1. Field of the Invention
The present invention relates to an oil separator for blow-by gas, and more particularly, to an oil separator for trapping oil mist in blow-by gas generated in an engine crankcase of an internal combustion engine such as an automobile engine, the oil separator being structured so that multiple cones trap the oil mist.
2. Description of the Related Art
In an internal combustion engine such as an automobile engine, at a time of operation thereof, blow-by gas leaks out from a gap between a piston ring and a cylinder wall. Further, emission of the blow-by gas into the atmosphere causes air pollution. Accordingly, by using a so-called positive crankcase ventilation (PCV) system provided inside the internal combustion engine, the blow-by gas is returned to an intake system and then reburnt.
In this case, the blow-by gas contains oil mist, which is atomized lubricating oil such as engine oil. Therefore, the oil mist in the blow-by gas needs to be prevented from flowing out to the intake system. In this regard, as means for trapping the oil mist in the blow-by gas, there is provided an oil separator midstream of a connection channel for connecting an intake pipe line with a crankcase or inside of a cylinder head cover.
In the previous described cone type oil separator configuration, a range of a flow rate of the blow-by gas, in which a cone can exert the best performance, is limited. Another known oil separator has proposed a single cone in the oil separator, yet a problem arises such that the flow rate of the blow-by gas is low, resulting in a deteriorated trapping performance for the oil mist.

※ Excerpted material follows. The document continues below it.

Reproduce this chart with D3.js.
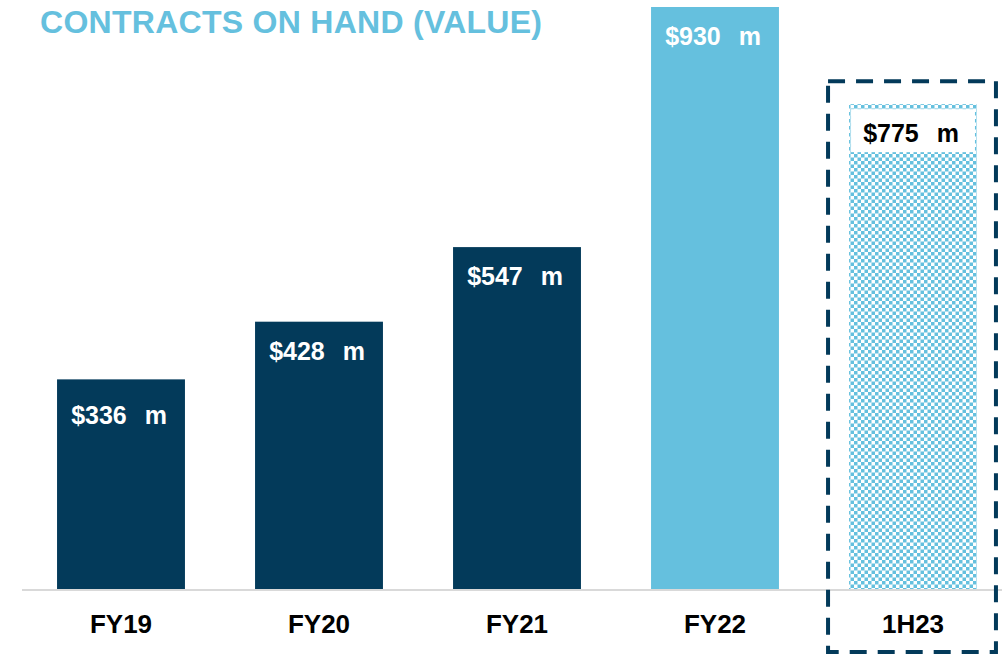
<!DOCTYPE html>
<html>
<head>
<meta charset="utf-8">
<script src="https://cdn.jsdelivr.net/npm/d3@7"></script>
<style>
  html, body { margin: 0; padding: 0; background: #fff; }
  text { font-family: "Liberation Sans", Arial, sans-serif; font-weight: bold; }
</style>
</head>
<body>
<div id="chart"></div>
<script>
const categories = ['FY19', 'FY20', 'FY21', 'FY22', '1H23']
const values = [336, 428, 547, 930, 775]
const valueLabels = ['$336  m', '$428  m', '$547  m', '$930  m', '$775  m']

const Width = 1005
const Height = 656
const navy = '#033a5a'
const light = '#65c0de'

const svg = d3.select('#chart')
    .append('svg')
    .attr('width', Width)
    .attr('height', Height)

// checker pattern for the half-year bar
const defs = svg.append('defs')
const pat = defs.append('pattern')
    .attr('id', 'checker')
    .attr('patternUnits', 'userSpaceOnUse')
    .attr('width', 7)
    .attr('height', 7)
pat.append('rect').attr('width', 7).attr('height', 7).attr('fill', '#fff')
pat.append('rect').attr('width', 3.5).attr('height', 3.5).attr('fill', light)
pat.append('rect').attr('x', 3.5).attr('y', 3.5).attr('width', 3.5).attr('height', 3.5).attr('fill', light)

const x = d3.scaleBand()
    .domain(categories)
    .range([22, 1012])
    .paddingInner(0.354)
    .paddingOuter(0.177)

const y = d3.scaleLinear()
    .domain([0, 930])
    .range([590, 7])

const data = categories.map((c, i) => ({ cat: c, value: values[i], label: valueLabels[i] }))

// title
svg.append('text')
    .attr('x', 40)
    .attr('y', 33)
    .attr('font-size', 32)
    .attr('textLength', 502)
    .attr('fill', light)
    .text('CONTRACTS ON HAND (VALUE)')

// baseline
svg.append('line')
    .attr('x1', 22).attr('x2', 1002)
    .attr('y1', 590).attr('y2', 590)
    .attr('stroke', '#d9d9d9')
    .attr('stroke-width', 2)

const fillOf = (d, i) => i < 3 ? navy : (i === 3 ? light : 'url(#checker)')

svg.selectAll('rect.bar')
    .data(data)
    .enter().append('rect')
    .attr('class', 'bar')
    .attr('x', d => x(d.cat))
    .attr('y', d => y(d.value))
    .attr('width', x.bandwidth())
    .attr('height', d => y(0) - y(d.value) - 1)
    .attr('fill', fillOf)

// white box behind the last label
const last = data[4]
svg.append('rect')
    .attr('x', x(last.cat) + 2)
    .attr('y', y(last.value) + 5)
    .attr('width', x.bandwidth() - 4)
    .attr('height', 43)
    .attr('fill', '#fff')

svg.selectAll('text.val')
    .data(data)
    .enter().append('text')
    .attr('class', 'val')
    .attr('x', d => x(d.cat) + x.bandwidth() / 2 - 2)
    .attr('y', (d, i) => y(d.value) + (i === 0 ? 45 : 38))
    .attr('text-anchor', 'middle')
    .attr('font-size', 25)
    .attr('word-spacing', 2)
    .style('white-space', 'pre')
    .attr('fill', (d, i) => i === 4 ? '#000' : '#fff')
    .text(d => d.label)

// category labels
svg.selectAll('text.cat')
    .data(data)
    .enter().append('text')
    .attr('class', 'cat')
    .attr('x', d => x(d.cat) + x.bandwidth() / 2)
    .attr('y', 633)
    .attr('text-anchor', 'middle')
    .attr('font-size', 26)
    .attr('fill', '#000')
    .text(d => d.cat)

// dashed highlight box around 1H23
svg.append('rect')
    .attr('x', x(last.cat) - 21)
    .attr('y', y(last.value) - 23)
    .attr('width', x.bandwidth() + 40)
    .attr('height', 652 - (y(last.value) - 23))
    .attr('fill', 'none')
    .attr('stroke', navy)
    .attr('stroke-width', 4)
    .attr('stroke-dasharray', '17,11')
</script>
</body>
</html>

Also proposed is a multiple cone configuration instead of the single cone configuration. In this configuration, cones are downsized so as to generate swirling flow even when the flow rate of the blow-by gas is low, whereby making it possible to efficiently trap the oil mist. When the flow rate of the blow-by gas is high, the trapping operation for the oil mist can be divided by the multiple cones.
Yet, since this configuration needs to have multiple cones, each of which is capable of efficiently separating the oil mist, the structure needs to be simple enough to keep manufacturing cost low.
In this case, in order to achieve efficient trapping of the oil mist by each cone, it has been considered to include a configuration in which a flow channel dedicated for the blow-by gas is provided to each of the cones so as to cause the blow-by gas to flow into each cone from a tangential direction. However, this method makes this configuration complicated, and leads to cost increase.
On the other hand, a structure in which the flow channel is partitioned at positions directly before the blow-by gas flows into each cone to introduce the flow of the blow-by gas in parts into each of the cones has been proposed. The blow-by gas hits against partitions of the flow channel, and hence a flow is likely to be disturbed. Further, the flowing-in blow-by gas needs to be distributed to the cones which are arranged in parallel and separated from each other, and hence the flow-in port for the blow-by gas into the cones are formed to have a wide width. As a result, the blow-by gas flows directly also into the vicinity of the cone centers. Therefore, the oil separator according to this configuration has a structure disadvantageous for forming the swirling flow in the cones, and an oil mist trapping efficiency of the cones is low or inefficient.
Therefore, there has been a need in the art for an oil separator having a multiple cone configuration, which has a simple structure and high trapping efficiency for oil mist.